Vinci S.A. offers several compelling reasons to consider investing:
- Robust Diversification: With leading positions in Concessions, Energy Solutions, and Construction, Vinci mitigates cyclical risks and captures growth across infrastructure and services.
- Record Cash Generation: Free cash flow reached an all-time high of €6.8 billion in 2024, underpinning dividend sustainability and debt reduction.
- Backlog Visibility: A record order backlog of €69.1 billion at end-2024 provides clear medium-term revenue visibility, equivalent to nearly 10 months of business.
- 2025 Guidance Confidence: Q1 2025 revenue of €16.3 billion (+4%) and stable guidance demonstrate resilience amid tax increases and a challenging macro environment.
🐌 Key considerations before investing in Vinci S.A.
However, prospective investors should weigh the following challenges:
- Cyclical Exposure: Construction and concessions are sensitive to economic cycles, with potential volume declines during downturns in public and private investment.
- Tax and Regulatory Risks: A new French motorway tax and varying global regulations could pressure after-tax profits and operational costs.

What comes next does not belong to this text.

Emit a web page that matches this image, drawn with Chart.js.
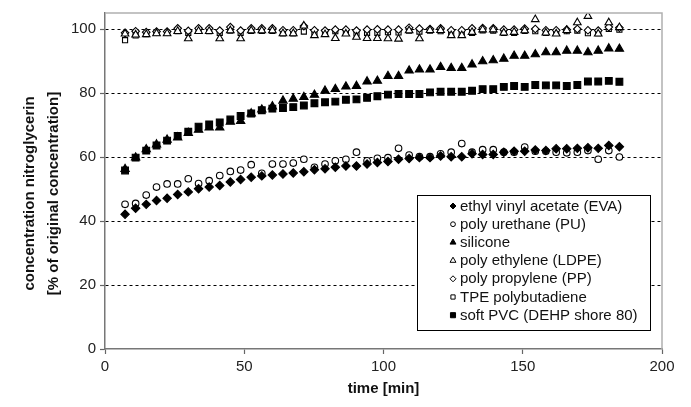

- High Capital Intensity: Large infrastructure projects demand substantial upfront capital and leverage, which may constrain financial flexibility in tighter credit conditions.
- Integration Complexity: Managing diverse global operations – including recent acquisitions and joint ventures – poses execution risks and potential cost overruns.
Final thoughts on Vinci S.A.
Vinci stands out as a resilient infrastructure and services powerhouse, backed by diversified segments, record cash flow, and strong backlog visibility. Its 2024 financial performance and firm 2025 guidance illustrate operational strength despite tax headwinds. However, investors should weigh cyclical market exposure, regulatory and tax risks, capital intensity, and integration complexity when considering Vinci for a long-term portfolio.